++++ Stored data ++++

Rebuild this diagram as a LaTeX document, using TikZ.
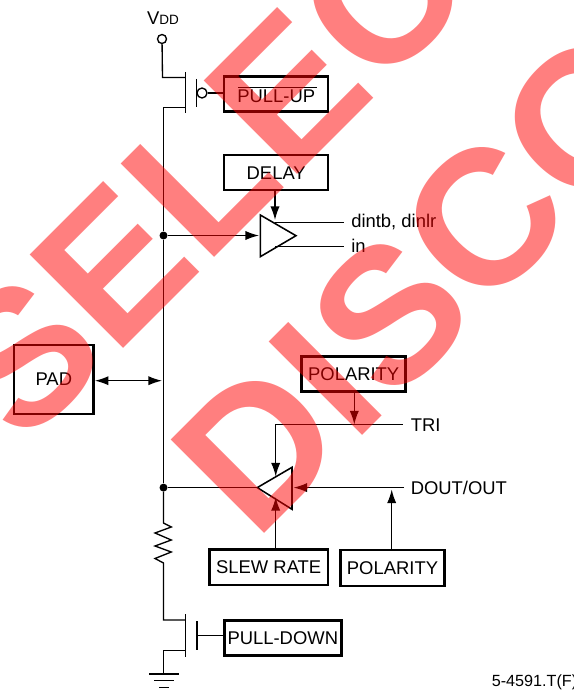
\documentclass[tikz,border=0pt]{standalone}
\usepackage{fontspec}
\usetikzlibrary{arrows.meta}
\setmainfont{Liberation Sans}

\tikzset{
  >={Latex[length=0.34cm,width=0.23cm]},
  wire/.style={line width=0.95pt},
  labelbox/.style={draw=black,line width=1.8pt,inner sep=0pt,font=\fontsize{13.1}{15}\selectfont},
  pinlabel/.style={inner sep=0pt,anchor=west,font=\fontsize{13.1}{15}\selectfont},
  junction/.style={circle,fill=black,minimum size=0.2cm,inner sep=0pt},
  hollowpin/.style={circle,draw=black,line width=0.95pt,fill=white,inner sep=0pt},
  watermark/.style={inner sep=0pt,anchor=base west,rotate=45,text=red,text opacity=0.5,font=\fontsize{136.6}{140}\bfseries\selectfont}
}

\begin{document}
\begin{tikzpicture}[x=0.025cm,y=-0.025cm]
      \useasboundingbox (0,0) rectangle (573,690);

      % boxes
      \node[labelbox,minimum width=2.6cm,minimum height=0.875cm] (pullup) at (276.2,94){\raisebox{-1.5pt}[\height][\depth]{PULL-UP}};
      \node[labelbox,minimum width=2.6cm,minimum height=0.875cm] (delay) at (276.2,172.5){\raisebox{-0.7pt}[\height][\depth]{DELAY}};
      \node[labelbox,minimum width=1.99cm,minimum height=1.725cm] (pad) at (53.8,379.5){PAD};
      \node[labelbox,minimum width=2.6cm,minimum height=0.875cm] (polaritytop) at (353.7,374){POLARITY};
      \node[labelbox,minimum width=2.97cm,minimum height=0.89cm] (slew) at (268.7,567.2){SLEW RATE};
      \node[labelbox,minimum width=2.6cm,minimum height=0.89cm] (polaritybot) at (392.5,568){POLARITY};
      \node[labelbox,minimum width=2.925cm,minimum height=0.875cm] (pulldown) at (282.8,637.8){PULL-DOWN};

      % text
      \node[inner sep=0pt,font=\fontsize{13.1}{15}\selectfont] (vddlabel) at (163,18){V{\fontsize{9.6}{12}\selectfont DD}};
      \node[pinlabel] (dintb) at (351,222){dintb, dinlr};
      \node[pinlabel] (inlabel) at (351,246){in};
      \node[pinlabel] (tri) at (410.5,425){TRI};
      \node[pinlabel] (dout) at (410.5,487.5){DOUT/OUT};
      \node[pinlabel,font=\fontsize{11.5}{13}\selectfont] (partno) at (491.5,682){5-4591.T(F)};

      % points on the rail
      \node[hollowpin,minimum size=0.225cm] (vdd) at (162,39){};
      \node[junction] (dota) at (163.5,235.5){};
      \node[junction] (dotb) at (163.5,487.6){};
      \coordinate (padrail) at (162,380.7);
      \coordinate (upa) at (162.5,77.5);
      \coordinate (upb) at (185,77.5);
      \coordinate (upc) at (185,107.5);
      \coordinate (upd) at (163.5,107.5);
      \coordinate (downa) at (163.5,620);
      \coordinate (downb) at (185,620);
      \coordinate (downc) at (185,650.5);
      \coordinate (downd) at (163.5,650.5);
      \coordinate (gnd) at (163.5,674);

      % pull-up
      \node[hollowpin,minimum size=0.25cm] (bubble) at (202,93){};
      \coordinate (upbara) at (185.3,72);
      \coordinate (upbarb) at (185.3,113);
      \coordinate (upgatea) at (196.7,79);
      \coordinate (upgateb) at (196.7,107);
      \coordinate (overa) at (238,87.5);
      \coordinate (overb) at (316.7,87.5);
      \draw[wire] (vdd) -- (upa) -- (upb);
      \draw[wire] (upbara) -- (upbarb);
      \draw[wire] (upgatea) -- (upgateb);
      \draw[wire] (bubble) -- (bubble -| pullup.west);
      \draw[wire] (overa) -- (overb);

      % rail
      \coordinate (resa) at (163.5,523);
      \coordinate (resb) at (171.3,527);
      \coordinate (resc) at (155,533);
      \coordinate (resd) at (171.3,540);
      \coordinate (rese) at (155,546);
      \coordinate (resf) at (171.3,552);
      \coordinate (resg) at (155,558.5);
      \coordinate (resh) at (163.5,563);
      \draw[wire] (upb |- upc) -- (upd) -- (dota);
      \draw[wire] (dota) -- (dotb);
      \draw[wire] (dotb) -- (resa) -- (resb) -- (resc) -- (resd) -- (rese) -- (resf) -- (resg) -- (resh) -- (downa) -- (downb);

      % pull-down
      \coordinate (downbara) at (185.3,614);
      \coordinate (downbarb) at (185.3,656.7);
      \coordinate (downgatea) at (197,621);
      \coordinate (downgateb) at (197,650);
      \coordinate (downgate) at (197,635.7);
      \draw[wire] (downbara) -- (downbarb);
      \draw[wire] (downgatea) -- (downgateb);
      \draw[wire] (downgate) -- (downgate -| pulldown.west);
      \draw[wire] (downc) -- (downd) -- (gnd);

      % ground
      \coordinate (gnda) at (149.3,674);
      \coordinate (gndb) at (178.7,674);
      \coordinate (gndc) at (154,680.7);
      \coordinate (gndd) at (174,680.7);
      \coordinate (gnde) at (159,687.3);
      \coordinate (gndf) at (169,687.3);
      \draw[wire,line width=1.1pt] (gnda) -- (gndb);
      \draw[wire,line width=1.1pt] (gndc) -- (gndd);
      \draw[wire,line width=1.1pt] (gnde) -- (gndf);

      % input buffer
      \coordinate (ina) at (260.3,215);
      \coordinate (inb) at (260.3,256.7);
      \coordinate (inc) at (296,235.7);
      \coordinate (intip) at (259,235.5);
      \coordinate (indelay) at (275,220);
      \coordinate (outa) at (275,222.5);
      \coordinate (outb) at (344,222.5);
      \coordinate (outc) at (275,246.5);
      \coordinate (outd) at (344,246.5);
      \draw[wire,line width=1.1pt] (ina) -- (inb) -- (inc) -- cycle;
      \draw[wire,->] (dota) -- (intip);
      \draw[wire,->] (delay.south -| indelay) -- (indelay);
      \draw[wire] (outa) -- (outb);
      \draw[wire] (outc) -- (outd);

      % pad
      \draw[wire,<->] (pad.east |- padrail) -- (padrail);

      % output buffer
      \coordinate (triga) at (257.3,487.6);
      \coordinate (trigb) at (292,467.3);
      \coordinate (trigc) at (292,509.3);
      \coordinate (lineb) at (275.7,424.5);
      \coordinate (linec) at (402.7,424.5);
      \coordinate (enable) at (275.7,476.5);
      \coordinate (poltri) at (354.3,424.5);
      \coordinate (dataend) at (404,487.6);
      \coordinate (datatip) at (293.5,487.6);
      \coordinate (poldata) at (391.7,489.5);
      \coordinate (slewtip) at (275.7,497);
      \draw[wire,line width=1.1pt] (triga) -- (trigb) -- (trigc) -- cycle;
      \draw[wire] (dotb) -- (triga);
      \draw[wire,->] (polaritytop.south -| poltri) -- (poltri);
      \draw[wire,<-] (enable) -- (lineb) -- (linec);
      \draw[wire,->] (dataend) -- (datatip);
      \draw[wire,->] (polaritybot.north -| poldata) -- (poldata);
      \draw[wire,->] (slew.north -| slewtip) -- (slewtip);

      % stamp across the page
      \node[watermark] (selec) at (23.8,448.2){SELEC};
      \node[watermark] (disco) at (255,542.6){DISCO};
\end{tikzpicture}
\end{document}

++++

## Set problem
All of the lines above should be retyped precisely, apart from the pictures.

## Written solution
Rebuild this diagram as a LaTeX document, using TikZ.
\documentclass[tikz,border=0pt]{standalone}
\usepackage{fontspec}
\usetikzlibrary{arrows.meta}
\setmainfont{Liberation Sans}

\tikzset{
  >={Latex[length=0.34cm,width=0.23cm]},
  wire/.style={line width=0.95pt},
  labelbox/.style={draw=black,line width=1.8pt,inner sep=0pt,font=\fontsize{13.1}{15}\selectfont},
  pinlabel/.style={inner sep=0pt,anchor=west,font=\fontsize{13.1}{15}\selectfont},
  junction/.style={circle,fill=black,minimum size=0.2cm,inner sep=0pt},
  hollowpin/.style={circle,draw=black,line width=0.95pt,fill=white,inner sep=0pt},
  watermark/.style={inner sep=0pt,anchor=base west,rotate=45,text=red,text opacity=0.5,font=\fontsize{136.6}{140}\bfseries\selectfont}
}

\begin{document}
\begin{tikzpicture}[x=0.025cm,y=-0.025cm]
      \useasboundingbox (0,0) rectangle (573,690);

      % boxes
      \node[labelbox,minimum width=2.6cm,minimum height=0.875cm] (pullup) at (276.2,94){\raisebox{-1.5pt}[\height][\depth]{PULL-UP}};
      \node[labelbox,minimum width=2.6cm,minimum height=0.875cm] (delay) at (276.2,172.5){\raisebox{-0.7pt}[\height][\depth]{DELAY}};
      \node[labelbox,minimum width=1.99cm,minimum height=1.725cm] (pad) at (53.8,379.5){PAD};
      \node[labelbox,minimum width=2.6cm,minimum height=0.875cm] (polaritytop) at (353.7,374){POLARITY};
      \node[labelbox,minimum width=2.97cm,minimum height=0.89cm] (slew) at (268.7,567.2){SLEW RATE};
      \node[labelbox,minimum width=2.6cm,minimum height=0.89cm] (polaritybot) at (392.5,568){POLARITY};
      \node[labelbox,minimum width=2.925cm,minimum height=0.875cm] (pulldown) at (282.8,637.8){PULL-DOWN};

      % text
      \node[inner sep=0pt,font=\fontsize{13.1}{15}\selectfont] (vddlabel) at (163,18){V{\fontsize{9.6}{12}\selectfont DD}};
      \node[pinlabel] (dintb) at (351,222){dintb, dinlr};
      \node[pinlabel] (inlabel) at (351,246){in};
      \node[pinlabel] (tri) at (410.5,425){TRI};
      \node[pinlabel] (dout) at (410.5,487.5){DOUT/OUT};
      \node[pinlabel,font=\fontsize{11.5}{13}\selectfont] (partno) at (491.5,682){5-4591.T(F)};

      % points on the rail
      \node[hollowpin,minimum size=0.225cm] (vdd) at (162,39){};
      \node[junction] (dota) at (163.5,235.5){};
      \node[junction] (dotb) at (163.5,487.6){};
      \coordinate (padrail) at (162,380.7);
      \coordinate (upa) at (162.5,77.5);
      \coordinate (upb) at (185,77.5);
      \coordinate (upc) at (185,107.5);
      \coordinate (upd) at (163.5,107.5);
      \coordinate (downa) at (163.5,620);
      \coordinate (downb) at (185,620);
      \coordinate (downc) at (185,650.5);
      \coordinate (downd) at (163.5,650.5);
      \coordinate (gnd) at (163.5,674);

      % pull-up
      \node[hollowpin,minimum size=0.25cm] (bubble) at (202,93){};
      \coordinate (upbara) at (185.3,72);
      \coordinate (upbarb) at (185.3,113);
      \coordinate (upgatea) at (196.7,79);
      \coordinate (upgateb) at (196.7,107);
      \coordinate (overa) at (238,87.5);
      \coordinate (overb) at (316.7,87.5);
      \draw[wire] (vdd) -- (upa) -- (upb);
      \draw[wire] (upbara) -- (upbarb);
      \draw[wire] (upgatea) -- (upgateb);
      \draw[wire] (bubble) -- (bubble -| pullup.west);
      \draw[wire] (overa) -- (overb);

      % rail
      \coordinate (resa) at (163.5,523);
      \coordinate (resb) at (171.3,527);
      \coordinate (resc) at (155,533);
      \coordinate (resd) at (171.3,540);
      \coordinate (rese) at (155,546);
      \coordinate (resf) at (171.3,552);
      \coordinate (resg) at (155,558.5);
      \coordinate (resh) at (163.5,563);
      \draw[wire] (upb |- upc) -- (upd) -- (dota);
      \draw[wire] (dota) -- (dotb);
      \draw[wire] (dotb) -- (resa) -- (resb) -- (resc) -- (resd) -- (rese) -- (resf) -- (resg) -- (resh) -- (downa) -- (downb);

      % pull-down
      \coordinate (downbara) at (185.3,614);
      \coordinate (downbarb) at (185.3,656.7);
      \coordinate (downgatea) at (197,621);
      \coordinate (downgateb) at (197,650);
      \coordinate (downgate) at (197,635.7);
      \draw[wire] (downbara) -- (downbarb);
      \draw[wire] (downgatea) -- (downgateb);
      \draw[wire] (downgate) -- (downgate -| pulldown.west);
      \draw[wire] (downc) -- (downd) -- (gnd);

      % ground
      \coordinate (gnda) at (149.3,674);
      \coordinate (gndb) at (178.7,674);
      \coordinate (gndc) at (154,680.7);
      \coordinate (gndd) at (174,680.7);
      \coordinate (gnde) at (159,687.3);
      \coordinate (gndf) at (169,687.3);
      \draw[wire,line width=1.1pt] (gnda) -- (gndb);
      \draw[wire,line width=1.1pt] (gndc) -- (gndd);
      \draw[wire,line width=1.1pt] (gnde) -- (gndf);

      % input buffer
      \coordinate (ina) at (260.3,215);
      \coordinate (inb) at (260.3,256.7);
      \coordinate (inc) at (296,235.7);
      \coordinate (intip) at (259,235.5);
      \coordinate (indelay) at (275,220);
      \coordinate (outa) at (275,222.5);
      \coordinate (outb) at (344,222.5);
      \coordinate (outc) at (275,246.5);
      \coordinate (outd) at (344,246.5);
      \draw[wire,line width=1.1pt] (ina) -- (inb) -- (inc) -- cycle;
      \draw[wire,->] (dota) -- (intip);
      \draw[wire,->] (delay.south -| indelay) -- (indelay);
      \draw[wire] (outa) -- (outb);
      \draw[wire] (outc) -- (outd);

      % pad
      \draw[wire,<->] (pad.east |- padrail) -- (padrail);

      % output buffer
      \coordinate (triga) at (257.3,487.6);
      \coordinate (trigb) at (292,467.3);
      \coordinate (trigc) at (292,509.3);
      \coordinate (lineb) at (275.7,424.5);
      \coordinate (linec) at (402.7,424.5);
      \coordinate (enable) at (275.7,476.5);
      \coordinate (poltri) at (354.3,424.5);
      \coordinate (dataend) at (404,487.6);
      \coordinate (datatip) at (293.5,487.6);
      \coordinate (poldata) at (391.7,489.5);
      \coordinate (slewtip) at (275.7,497);
      \draw[wire,line width=1.1pt] (triga) -- (trigb) -- (trigc) -- cycle;
      \draw[wire] (dotb) -- (triga);
      \draw[wire,->] (polaritytop.south -| poltri) -- (poltri);
      \draw[wire,<-] (enable) -- (lineb) -- (linec);
      \draw[wire,->] (dataend) -- (datatip);
      \draw[wire,->] (polaritybot.north -| poldata) -- (poldata);
      \draw[wire,->] (slew.north -| slewtip) -- (slewtip);

      % stamp across the page
      \node[watermark] (selec) at (23.8,448.2){SELEC};
      \node[watermark] (disco) at (255,542.6){DISCO};
\end{tikzpicture}
\end{document}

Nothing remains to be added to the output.